ХАМАТОВА: Сейчас бы ты к ней пошла?

ГОРДЕЕВА: Сейчас я бы ее не боялась. Не боялась бы спросить: “Лена, а что с тобой? А ты можешь вставать или хоть чуть-чуть ходить? А покажи, какая у тебя нога? А давай придумаем, как мы вместе можем пойти в кино или просто погулять?” Я бы не воспринимала ее как какое-то укрытое от всех глаз чудовище, к которому нужно ходить в рамках пионерского долга. Я бы с ней нормально дружила, если бы мы подружились. А не подружились бы – так и не подружились. Это не было бы связано с ее физическими особенностями. Но я думаю, что мы бы подружились: Лена была веселая, насколько я помню, очень легкая в общении.
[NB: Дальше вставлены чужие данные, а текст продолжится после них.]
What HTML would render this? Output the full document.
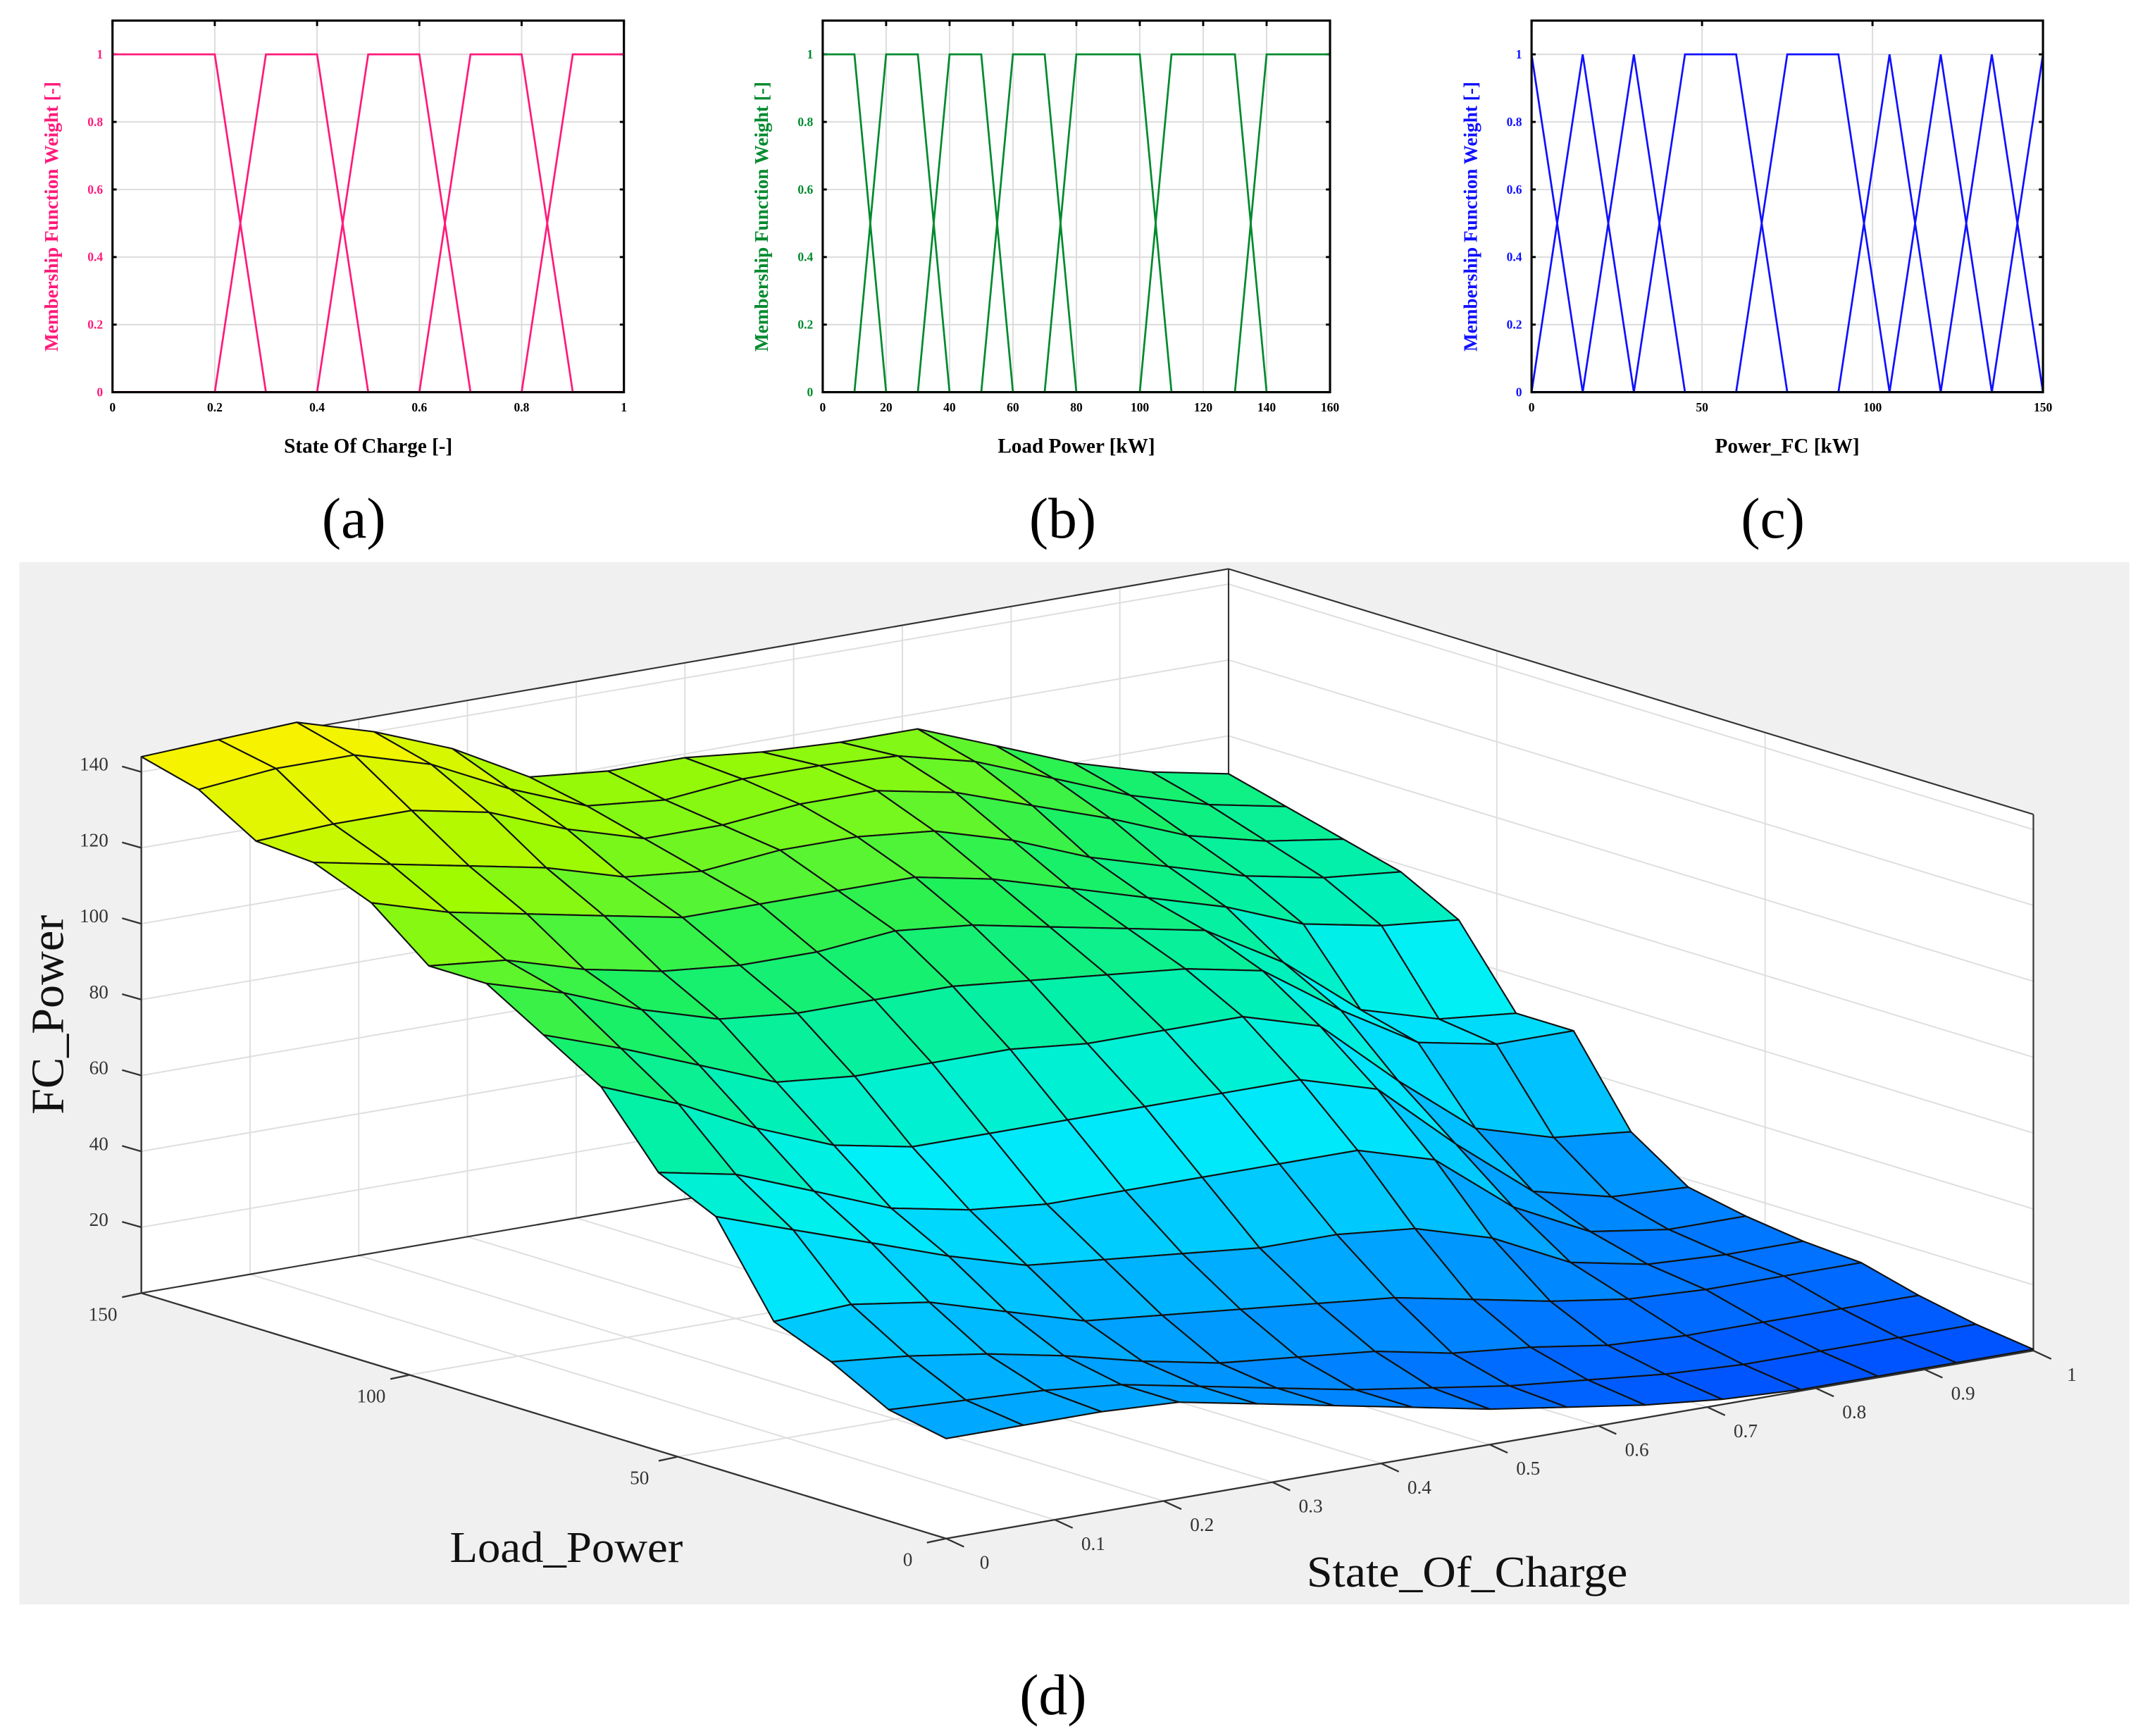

Кстати, наверное, люди, которые придумали подружить нас с группой тех детей, специально привезенных в школу, что-то хорошее хотели сделать. Просто сами выросли в этом диком обществе “здоровых, красивых и полноценных советских людей”. И не знали, как правильно, как нормально всё это устроить.

ХАМАТОВА: Ты сейчас пытаешься быть адвокатом той системы, Катя. Мне кажется, совершенно зря. Знаешь, я думаю, если бы не Перестройка, страшно себе представить, куда бы зашел этот дикий эксперимент по выращиванию идеального советского человека. Нет никакого оправдания людям, которые, например, у нас в школе ввели такую чудовищную традицию: ты выходил за дверь, а через весь класс пропускали тетрадку, на которой было написано, скажем, “Чулпан Хаматова”. Тетрадка поделена на две части – плохое, хорошее. И все твои одноклассники должны были писать о тебе плохое, хорошее.

Потом ты возвращался, и тебе это вслух зачитывали: что в тебе плохого, что – хорошего. И все, конечно же, старались написать плохое, показать себя честными пионерами. А потом эта тетрадка оставалась в классной комнате в свободном доступе. Мы уже знали почерки друг друга. И могли посмотреть, кто и что друг про друга писал… Так что к последним классам школа для меня стала настоящим концлагерем.

ГОРДЕЕВА: Мне в этом смысле повезло: наша ростовская физико-математическая школа номер пять – лучшее, что случилось со мной в жизни: у нас были гениальные молодые учителя, обращавшиеся к нам на “вы” и учившие нас не предметам, а самому принципу получения знаний. Они вместе с нами смотрели в будущее, вместе не знали ответов на какие-то вопросы. Нас уважали, вот что самое главное.